The protest is denied.

Thomas H. Armstrong
General Counsel



[1] The NETCENTS-2 contracts provide the Air Force with a primary source of netcentric and information technology products, services, and solutions.  Air Force NETCENTS-2 Program Description, available at https://www.netcents.af.mil/contracts/netcents-2/ (last visited Sept. 18, 2019).  The application services contracts provide application services such as sustainment, migration, integration, training, help desk support, testing and operational support.  AR, Tab 26, Air Force NETCENTS-2 Website, at 1.

[2] The solicitation was amended twice.  All citations to the solicitation are to the final conformed version provided by the agency. 

[3] The subfactors were:  staffing management, and technical and functional support.  FOPR at 8.  The measures of merit for the staffing management subfactor were recruiting, retaining, and replacing.  Id. at 9.  The measures of merit for the technical and functional support subfactor were sustainment support and release support.  Id. at 10. 

[4] Although firms that compete for task orders under IDIQ contracts are generally referred to as “vendors” who submit “quotations” and are “issued” task orders, the record and the parties’ briefings primarily use the terms “offerors,” “proposals,” and “award.”  For the sake of consistency with the record, we use the agency’s nomenclature. 

[5] The FOPR stated that because the procurement was conducted under FAR subpart 16.5, the procedures in FAR subpart 15.3 did not apply.  The agency, however, utilized a similar process to FAR subpart 15.3 when conducting exchanges with offerors by issuing “interchange notices” and requesting final proposal revisions.  FOPR at 1-2, 7-8. 

[6] The available adjectival ratings for the two subfactors were:  outstanding, good, acceptable, marginal and unacceptable.  FOPR at 8.

[7] This protest is within our jurisdiction to hear protests of task orders valued in excess of $25 million placed under defense agency IDIQ contracts. 10 U.S.C. § 2304c(e)(1)(B). 

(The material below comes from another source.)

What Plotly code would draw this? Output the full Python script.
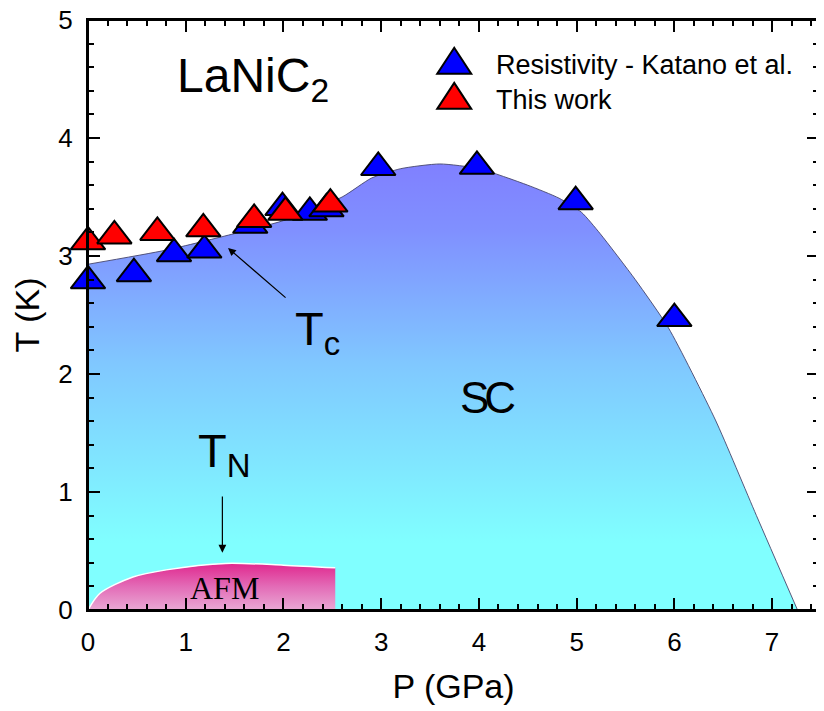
import plotly.graph_objects as go

# Tc from resistivity (Katano et al.)
katano_p = [0.0, 0.47, 0.88, 1.19, 1.66, 1.99, 2.27, 2.44, 2.97, 3.98, 4.99, 6.00]
katano_t = [2.79, 2.85, 3.02, 3.05, 3.26, 3.41, 3.37, 3.40, 3.75, 3.76, 3.46, 2.47]

# Tc from this work
this_p = [0.0, 0.27, 0.71, 1.18, 1.70, 2.02, 2.48]
this_t = [3.12, 3.17, 3.20, 3.23, 3.31, 3.37, 3.44]

# SC dome boundary
sc_p = [0, 0.8, 1.5, 2.0, 2.6, 2.9, 3.2, 3.6, 4.0, 4.5, 4.82, 5.05, 5.24, 5.6, 5.94, 6.42, 6.84, 7.26]
sc_t = [2.93, 3.05, 3.19, 3.30, 3.50, 3.66, 3.74, 3.78, 3.74, 3.60, 3.49, 3.37, 3.19, 2.80, 2.39, 1.61, 0.80, 0]

# AFM boundary
afm_p = [0, 0.12, 0.46, 0.8, 1.41, 2.0, 2.53]
afm_t = [0, 0.14, 0.28, 0.34, 0.395, 0.38, 0.357]

legend_names = ["Resistivity - Katano et al.", "This work"]
legend_colors = ["#0000ff", "#ff0000"]

X_RANGE = [0, 7.48]
Y_RANGE = [0, 5]

FONT = "Liberation Sans, Arial, sans-serif"

fig = go.Figure()

fig.add_trace(go.Scatter(
    x=sc_p, y=sc_t, mode="lines", fill="tozeroy",
    line=dict(color="rgba(70,70,110,0.9)", width=1, shape="spline", smoothing=0.6),
    fillgradient=dict(type="vertical", start=0, stop=3.78,
                      colorscale=[[0, "#80ffff"], [0.15, "#80ffff"], [0.55, "#80c8ff"],
                                  [0.85, "#8090ff"], [1, "#8080ff"]]),
    hoverinfo="skip",
))

fig.add_trace(go.Scatter(
    x=afm_p, y=afm_t, mode="lines", fill="tozeroy",
    line=dict(color="white", width=1.5, shape="spline", smoothing=0.8),
    fillgradient=dict(type="vertical", start=0, stop=0.395,
                      colorscale=[[0, "#e9a8d4"], [0.5, "#e36cb7"], [1, "#e0288e"]]),
    hoverinfo="skip",
))

fig.add_trace(go.Scatter(
    x=katano_p, y=katano_t, mode="markers", cliponaxis=False,
    marker=dict(symbol="triangle-up", size=30, color="#0000ff", line=dict(color="black", width=2)),
))
fig.add_trace(go.Scatter(
    x=this_p, y=this_t, mode="markers", cliponaxis=False,
    marker=dict(symbol="triangle-up", size=30, color="#ff0000", line=dict(color="black", width=2)),
))

# empty traces so the overlay tick axes get drawn
for k in (2, 3, 4):
    fig.add_trace(go.Scatter(x=[None], y=[None], xaxis=f"x{k}", yaxis=f"y{k}",
                             mode="markers", hoverinfo="skip"))

# hand-made legend: triangle symbols sized in pixels, text as annotations
tri = "M-17,-8 L17,-8 L0,18 Z"
for name, col, yy in zip(legend_names, legend_colors, [0.9225, 0.863]):
    fig.add_shape(type="path", path=tri, xref="paper", yref="paper",
                  xsizemode="pixel", ysizemode="pixel", xanchor=0.501, yanchor=yy,
                  fillcolor=col, line=dict(color="black", width=2))
    fig.add_annotation(x=0.556, y=yy + 0.002, xref="paper", yref="paper", text=name, showarrow=False,
                       xanchor="left", yanchor="middle", font=dict(size=27, family=FONT, color="black"))

# frame
fig.add_shape(type="rect", xref="paper", yref="paper", x0=0, x1=1, y0=0, y1=1,
              line=dict(color="black", width=2), layer="above")

# labels
fig.add_annotation(x=0.89, y=4.50, text="LaNiC<sub>2</sub>", showarrow=False, xanchor="left",
                   yanchor="middle", font=dict(size=48, family=FONT, color="black"))
fig.add_annotation(x=2.10, y=2.36, text="T<sub>c</sub>", showarrow=False, xanchor="left",
                   yanchor="middle", font=dict(size=47, family=FONT, color="black"))
fig.add_annotation(x=1.10, y=1.32, text="T<sub>N</sub>", showarrow=False, xanchor="left",
                   yanchor="middle", font=dict(size=47, family=FONT, color="black"))
fig.add_annotation(x=4.09, y=1.80, text='<span style="letter-spacing:-5px">SC</span>', showarrow=False,
                   font=dict(size=44, family=FONT, color="black"))
fig.add_annotation(x=1.40, y=0.186, text="AFM", showarrow=False,
                   font=dict(size=32, family="Liberation Serif, Times New Roman, serif", color="black"))

# arrows
fig.add_annotation(x=1.433, y=3.068, ax=2.037, ay=2.636, axref="x", ayref="y", text="",
                   showarrow=True, arrowhead=2, arrowsize=1.3, arrowwidth=1.2, arrowcolor="black")
fig.add_annotation(x=1.375, y=0.486, ax=1.375, ay=0.975, axref="x", ayref="y", text="",
                   showarrow=True, arrowhead=2, arrowsize=1.3, arrowwidth=1.2, arrowcolor="black")

base_axis = dict(
    showline=True, linecolor="black", linewidth=2, mirror="allticks",
    ticks="inside", tickwidth=2, tickcolor="black",
    showgrid=False, zeroline=False, automargin=False,
)


def tick_axis(rng, side, over, step, length):
    # extra axes only for tick marks (major / minor on both sides)
    return dict(range=rng, side=side, overlaying=over, dtick=step, tick0=0, ticklen=length,
                showticklabels=False, **base_axis)


# page body has an 8px margin, so the figure is 8px smaller and shifted
fig.update_layout(
    template="none",
    width=816, height=703,
    margin=dict(l=80, r=5, t=12, b=101),
    paper_bgcolor="white", plot_bgcolor="white",
    showlegend=False,
    xaxis=dict(range=X_RANGE, dtick=1, tick0=0, ticklen=12,
               ticklabelstandoff=8, ticklabeloverflow="allow",
               tickfont=dict(size=26, family=FONT, color="black"),
               minor=dict(ticks="inside", ticklen=6, tickwidth=2, tickcolor="black", dtick=0.2),
               title=dict(text="P (GPa)", font=dict(size=34, family=FONT, color="black"), standoff=18),
               **base_axis),
    yaxis=dict(range=Y_RANGE, dtick=1, tick0=0, ticklen=12,
               ticklabelstandoff=8, ticklabeloverflow="allow",
               tickfont=dict(size=26, family=FONT, color="black"),
               minor=dict(ticks="inside", ticklen=6, tickwidth=2, tickcolor="black", dtick=0.2),
               title=dict(text="T (K)", font=dict(size=34, family=FONT, color="black"), standoff=29),
               **base_axis),
    xaxis2=tick_axis(X_RANGE, "top", "x", 1, 12),
    yaxis2=tick_axis(Y_RANGE, "right", "y", 1, 12),
    xaxis3=tick_axis(X_RANGE, "bottom", "x", 0.2, 6),
    yaxis3=tick_axis(Y_RANGE, "left", "y", 0.2, 6),
    xaxis4=tick_axis(X_RANGE, "top", "x", 0.2, 6),
    yaxis4=tick_axis(Y_RANGE, "right", "y", 0.2, 6),
)

fig.write_html("out.html")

[8]  Excellus also challenged the agency’s exclusion of Excellus based on its size status, the agency’s tradeoff decision, and the agency’s revision of the performance work statement.  Protest at 22-24; Protester’s Comments and Supp. Protest at 36‑38.  The agency concedes that Excellus’ exclusion based on its size status was improper.  Memorandum of Law (MOL) at 16; COS at 24-25.  Excellus, however, cannot show that it was competitively prejudiced where we conclude that the agency reasonably found it otherwise ineligible for award.  See Bashen Corp., B‑412032.2, Dec. 3, 2015, 2015 CPD ¶ 381 at 4 n.2.  As a result, we need not address Excellus’ other arguments because Excellus is not an interested party to raise those challenges.  See, e.g., Adams and Assocs., Inc., B-417495, July 23, 2019, 2019 CPD ¶ 262 at 5 (finding protester was not an interested party to challenge other aspects of agency’s evaluation and selection decision where protester was reasonably found to be ineligible for award). 

[9] Offerors were to provide the number of company-wide employees at the beginning of the year (January 1); the number of company-wide employees at the end of the year (December 31); and the number of employees that left the company between January 1 and December 31 for 2016, 2017, and 2018.  FOPR at 4. 

[10] The interchanges with Excellus consisted of a transmission email and several attachments.  AR, Tab 8, Excellus Interchange Notices.  Each attachment contained an “evaluation notice” (EN), identified by a unique control number for each issue to be addressed as part of the interchange.  See, e.g., id. at 2.  Each evaluation notice also identified the factor, subfactor, subject, FOPR section reference, proposal section reference, and a detailed description for each issue to be addressed.  Id.

[11] Before amendment 2, the solicitation did not include the data table for employment data or instruct offerors to identify the percentage of work each entity would be performing.  Compare FOPR at 4-5 with Excellus 2nd Protest (B‑417298.2) at 6-8.

[12] The tables provide information for [DELETED] comprising Excellus, a joint venture, and its teaming partner ([DELETED]).  Compare AR, Tab 11, Excellus Revised Technical Proposal, at 2 with AR, Tab 10, Excellus Reponses to Interchanges, at 16.